Data shown:
· · · · ·
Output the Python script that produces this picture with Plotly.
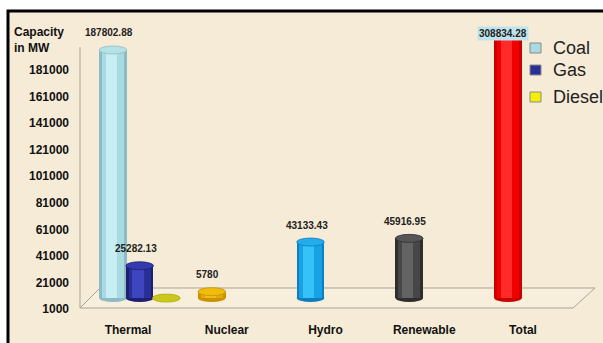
import plotly.graph_objects as go

# ---- data -------------------------------------------------------------
categories = ["Thermal", "Nuclear", "Hydro", "Renewable", "Total"]
thermal_series = ["Coal", "Gas", "Diesel"]
thermal_values = [187802.88, 25282.13, 918.89]
other_categories = ["Nuclear", "Hydro", "Renewable", "Total"]
other_values = [5780, 43133.43, 45916.95, 308834.28]
y_ticks = list(range(1000, 181001, 20000))

# ---- geometry (pixels of the 603x343 canvas) -------------------------
W, H = 603, 343
PLOT_L, PLOT_R = 80, 600
PLOT_TOP, PLOT_BOT = 35, 309
CAT_STEP = 98.75          # px between categories
LABEL_X0 = 128            # px of first category label
DEPTH_X, DEPTH_Y = 15, 11 # perspective shift of the bars vs. the axes
Y0, Y1 = 1000, 181000
PX_PER_UNIT = (309 - 70) / (Y1 - Y0)
BASE = 1000
BAR_W = 0.28
GROUP_STEP = 0.27
ELL_H = 4 / PX_PER_UNIT   # half height of cylinder caps, in data units

def px(x):
    return x / W

def py(y):
    return 1 - y / H

y_range = [BASE, BASE + (PLOT_BOT - PLOT_TOP) / PX_PER_UNIT]
y2_range = [y_range[0] - DEPTH_Y / PX_PER_UNIT, y_range[1] - DEPTH_Y / PX_PER_UNIT]
x_range = [-(LABEL_X0 - PLOT_L) / CAT_STEP, (PLOT_R - LABEL_X0) / CAT_STEP]
x2_range = [-(LABEL_X0 - DEPTH_X - PLOT_L) / CAT_STEP, (PLOT_R - LABEL_X0 + DEPTH_X) / CAT_STEP]

# colour sets: edge, body, highlight, cap
palette = {
    "Coal": ("#8BBCC5", "#A9DAE2", "#C6EEF3", "#B6E1E7"),
    "Gas": ("#1D2070", "#2A2F98", "#3D46BE", "#333AAE"),
    "Diesel": ("#B3B010", "#C9C617", "#D8D52A", "#CBC81C"),
    "Nuclear": ("#C99300", "#E4AA00", "#F2BE10", "#F0BC10"),
    "Hydro": ("#0C7FBE", "#18A2E4", "#35C2F8", "#22ACEC"),
    "Renewable": ("#2E2E2E", "#474747", "#636363", "#555555"),
    "Total": ("#C80000", "#F00000", "#FF2A2A", "#FF1010"),
}

bars = []
for i, (name, v) in enumerate(zip(thermal_series, thermal_values)):
    bars.append((name, 0 + i * GROUP_STEP, v))
for name, v in zip(other_categories, other_values):
    bars.append((name, categories.index(name), v))

fig = go.Figure()
# empty trace so that the labelled axes own a subplot
fig.add_trace(go.Scatter(x=[None], y=[None], xaxis="x", yaxis="y",
                         showlegend=False, hoverinfo="skip"))
shapes = []

# framed beige panel
shapes.append(dict(type="rect", xref="paper", yref="paper",
                   x0=px(8), x1=px(W + 10), y0=py(H + 10), y1=py(11),
                   fillcolor="#F6EBD6", line=dict(color="black", width=3),
                   layer="below"))
# floor of the 3D box
floor = "M {} {} L {} {} L {} {} L {} {} Z".format(
    px(80), py(308), px(100), py(288), px(595), py(288), px(573), py(308))
shapes.append(dict(type="path", xref="paper", yref="paper", path=floor,
                   fillcolor="#F8EEDC", line=dict(color="#A9A49B", width=1),
                   layer="below"))
# vertical value axis line
shapes.append(dict(type="line", xref="paper", yref="paper",
                   x0=px(80), x1=px(80), y0=py(308), y1=py(47),
                   line=dict(color="#A9A49B", width=1), layer="below"))

for name, xpos, v in bars:
    edge, body, hi, cap = palette[name]
    # bottom cap of the cylinder
    shapes.append(dict(type="circle", xref="x2", yref="y2",
                       x0=xpos - BAR_W / 2, x1=xpos + BAR_W / 2,
                       y0=BASE - ELL_H, y1=BASE + ELL_H,
                       fillcolor=edge, line=dict(width=0), layer="below"))
    # cylinder body drawn as shaded layers
    for wf, off, col in [(1.0, 0.0, edge), (0.8, 0.0, body), (0.4, -0.06, hi)]:
        fig.add_trace(go.Bar(
            x=[xpos + off * BAR_W], y=[v - BASE], base=[BASE],
            width=[BAR_W * wf], marker=dict(color=col, line=dict(width=0)),
            xaxis="x2", yaxis="y2", showlegend=False, hoverinfo="skip"))
    # top cap
    if v + ELL_H < y2_range[1]:
        shapes.append(dict(type="circle", xref="x2", yref="y2",
                           x0=xpos - BAR_W / 2, x1=xpos + BAR_W / 2,
                           y0=v - ELL_H, y1=v + ELL_H,
                           fillcolor=cap, line=dict(color=edge, width=0.8),
                           layer="above"))

annotations = []
label_font = dict(family="Liberation Sans, Arial", size=10, color="#222222", weight="bold")
for name, xpos, v in bars:
    if name == "Diesel":
        continue
    text = "{:.2f}".format(v) if v != int(v) else str(int(v))
    if v > y2_range[1]:
        annotations.append(dict(x=xpos, y=py(26.5), xref="x2", yref="paper",
                                text=text, showarrow=False, xshift=-5,
                                font=label_font, bgcolor="#BFE3EC", borderpad=1))
    else:
        annotations.append(dict(x=xpos, y=v, xref="x2", yref="y2", text=text,
                                showarrow=False, yshift=17, xshift=-4,
                                font=label_font))

# axis title
annotations.append(dict(x=px(12), y=py(23), xref="paper", yref="paper",
                        xanchor="left", yanchor="top", align="left",
                        text="Capacity<br>in MW", showarrow=False,
                        font=dict(family="Liberation Sans, Arial", size=12,
                                  color="#111111", weight="bold")))

# legend for the thermal series
legend_rows = [("Coal", 48), ("Gas", 70), ("Diesel", 97)]
for name, yc in legend_rows:
    shapes.append(dict(type="rect", xref="paper", yref="paper",
                       x0=px(530), x1=px(541), y0=py(yc + 5), y1=py(yc - 5),
                       fillcolor=palette[name][1] if name != "Diesel" else "#F2F000",
                       line=dict(color="#8A8A8A", width=1), layer="above"))
    annotations.append(dict(x=px(551), y=py(yc), xref="paper", yref="paper",
                            xanchor="left", yanchor="middle", text=name,
                            showarrow=False,
                            font=dict(family="Liberation Sans, Arial", size=18,
                                      color="#222222")))

dom_x = [px(PLOT_L), px(PLOT_R)]
dom_y = [py(PLOT_BOT), py(PLOT_TOP)]

fig.update_layout(
    width=W, height=H,
    margin=dict(l=0, r=0, t=0, b=0, autoexpand=False),
    paper_bgcolor="white",
    plot_bgcolor="rgba(0,0,0,0)",
    barmode="overlay",
    bargap=0,
    showlegend=False,
    shapes=shapes,
    annotations=annotations,
    xaxis=dict(domain=dom_x, range=x_range, tickmode="array",
               tickvals=list(range(len(categories))), ticktext=categories,
               tickfont=dict(family="Liberation Sans, Arial", size=12,
                             color="#111111", weight="bold"),
               showgrid=False, zeroline=False, showline=False, automargin=False,
               ticks="", ticklabelstandoff=12, fixedrange=True),
    yaxis=dict(domain=dom_y, range=y_range, tickmode="array",
               tickvals=y_ticks, ticktext=[str(t) for t in y_ticks],
               tickfont=dict(family="Liberation Sans, Arial", size=12,
                             color="#111111", weight="bold"),
               showgrid=False, zeroline=False, showline=False, automargin=False,
               ticks="", ticklabelstandoff=10, fixedrange=True),
    xaxis2=dict(domain=dom_x, range=x2_range, overlaying="x", visible=False,
                automargin=False, fixedrange=True),
    yaxis2=dict(domain=dom_y, range=y2_range, overlaying="y", visible=False,
                automargin=False, fixedrange=True),
)

fig.write_html("out.html")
· · · · ·
From the first line of the material down to the line containing "import plotly.graph_objects as go", inclusive, return each line exactly, skipping any picture.

Output the Python script that produces this picture with Plotly.
import plotly.graph_objects as go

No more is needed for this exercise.